Working on legacy projects is a great opportunity to learn, but it might bring a headache or two, specially when it comes to testing.

We recently started on a project created by another company that doesn’t exist anymore. Just mentioning the term ‘legacy’ is more than enough to strike fear in the heart of even the most seasoned developers, and it’s well justified, for a very long number of reasons.

In this post, I’ll focus on the testing aspect of dealing with legacy projects, trying to show how to deal with it based on our experience, keep your sanity, live to tell the story, and have a happy client.

Adapt to survive

This one is a bit obvious, but if the project has already a test suite working, we’re going to need to adapt to it, even if it uses MiniTest instead of our beloved Rspec. There’s no easy and fast transition between different test gems, and it would take way too much time to translate all existing tests, so (unless there are almost no tests) it is just not worth it.

Get the docs, learn how they work, and crack on.

Baby steps, one at a time

This basic principle applies in every situation when it comes to testing. When we need to add a new functionality, we add tests one at a time, until we have the expected behaviour of our code.

When we are modifying the behaviour of, for example, a controller that has no tests at all, things change a bit. We’ll have to put in some extra effort and add some basic tests too. For a controller, they might the basic tests that assert a 200 response for GET requests, or the redirections. And then, of course, the tests that affect the behaviour we are modifying.

The idea is to lay the basic tests foundation in reverse, but at the same time, to be practical and not doing it all at once.
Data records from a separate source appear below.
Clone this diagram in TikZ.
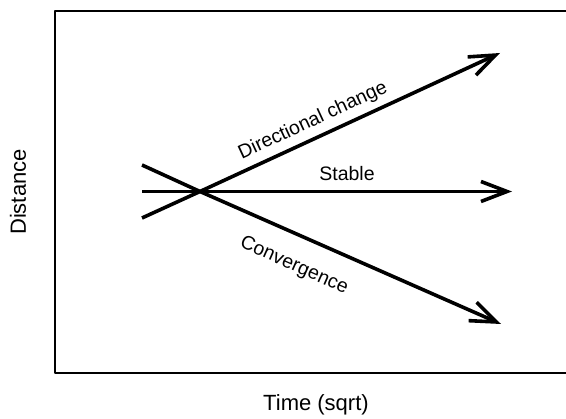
\documentclass[tikz,border=0pt]{standalone}
\usepackage{fontspec}
\setmainfont{Liberation Sans}
\usetikzlibrary{arrows.meta}
\begin{document}
\begin{tikzpicture}[x=1pt, y=-1pt, line join=round, >={Straight Barb[length=26pt, width=20pt]},
  trend/.style={line width=3.6pt, line cap=butt},
  lbl/.style={font=\fontsize{19.5}{22}\selectfont, inner sep=0pt},
  axislbl/.style={font=\fontsize{22}{25}\selectfont, inner sep=0pt}]
\useasboundingbox (0,0) rectangle (566,419);
% frame (right side runs off the page)
\draw[line width=2pt] (566,11) -- (55,11) -- (55,373) -- (566,373);
\node[axislbl, rotate=90] (dist) at (18,192) {Distance};
\node[axislbl] (time) at (316,405) {Time (sqrt)};
% end points of the three trends
\coordinate (cross) at (200,191.5);
\coordinate (ds) at (142,218);
\coordinate (de) at (500,53);
\coordinate (ss) at (142,191.5);
\coordinate (se) at (512,191.5);
\coordinate (cs) at (142,165);
\coordinate (ce) at (501,324);
\draw[trend,->] (ds) -- (cross) -- (de);
\draw[trend,->] (ss) -- (cross) -- (se);
\draw[trend,->] (cs) -- (cross) -- (ce);
\node[lbl, rotate=24.8] (dlbl) at (313,121) {Directional change};
\node[lbl] (slbl) at (347,174) {Stable};
\node[lbl, rotate=-23.9] (clbl) at (294,266) {Convergence};
\end{tikzpicture}
\end{document}
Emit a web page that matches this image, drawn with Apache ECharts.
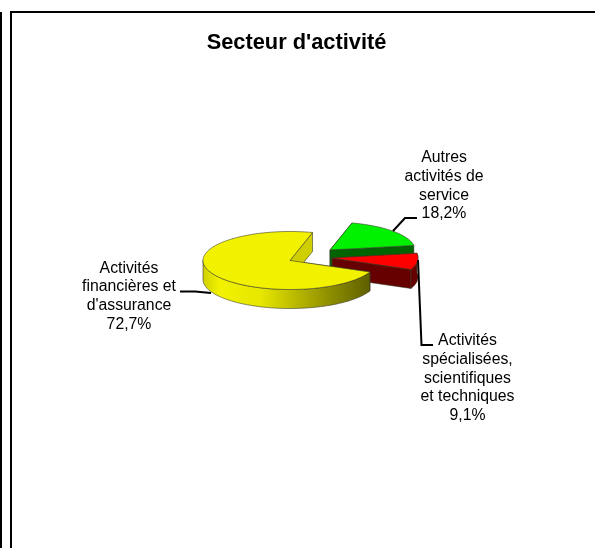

Most probably you will revisit that controller in the short future, and surely you’ll have to add a new “test that should already be there” and tests for new features, so keep calm and arm yourself with patience, this is a long distance run. As a rule of thumb: “add the test for an existing behaviour when you change that behaviour”.

On the plus side, you’ll find that sometimes writing tests for stuff that already works can be a good way to get to know the system better and deeply than just by reading the code.

Bend it to your will

To keep sane and productive, you’ll write tests following your preferences and looking for efficiency. The following is a particular case, but it serves to illustrate this.

We’ve been working on a legacy project that relies mostly on Cucumber feature tests, and has tests in the models and some tests in services, but is very thin on controller tests. Cucumber is great for outlining scenarios and have features written in human-readable text, but running a whole test suite in Cucumber sure is very, very, slow.

Here at Cookies HQ we love testing our controllers, so we decided to go a bit easy on the feature tests and only use them in very particular cases, mostly revolving around Javascript working on the view when the user does something, and in exchange, build strong tests suites for our controllers and pay some extra attention at our model tests.

With this, not only we test things “our way” (so to speak), we also gain speed when running tests, so we can work and advance faster and more efficiently.

Of course, you should be careful when doing this kind of thing, and have into account that perhaps your company is not the only one working on the project, and in that case, ideally, some agreement should be reached. But in any case, pragmatism and the final goals (a working project and a happy client) should prevail.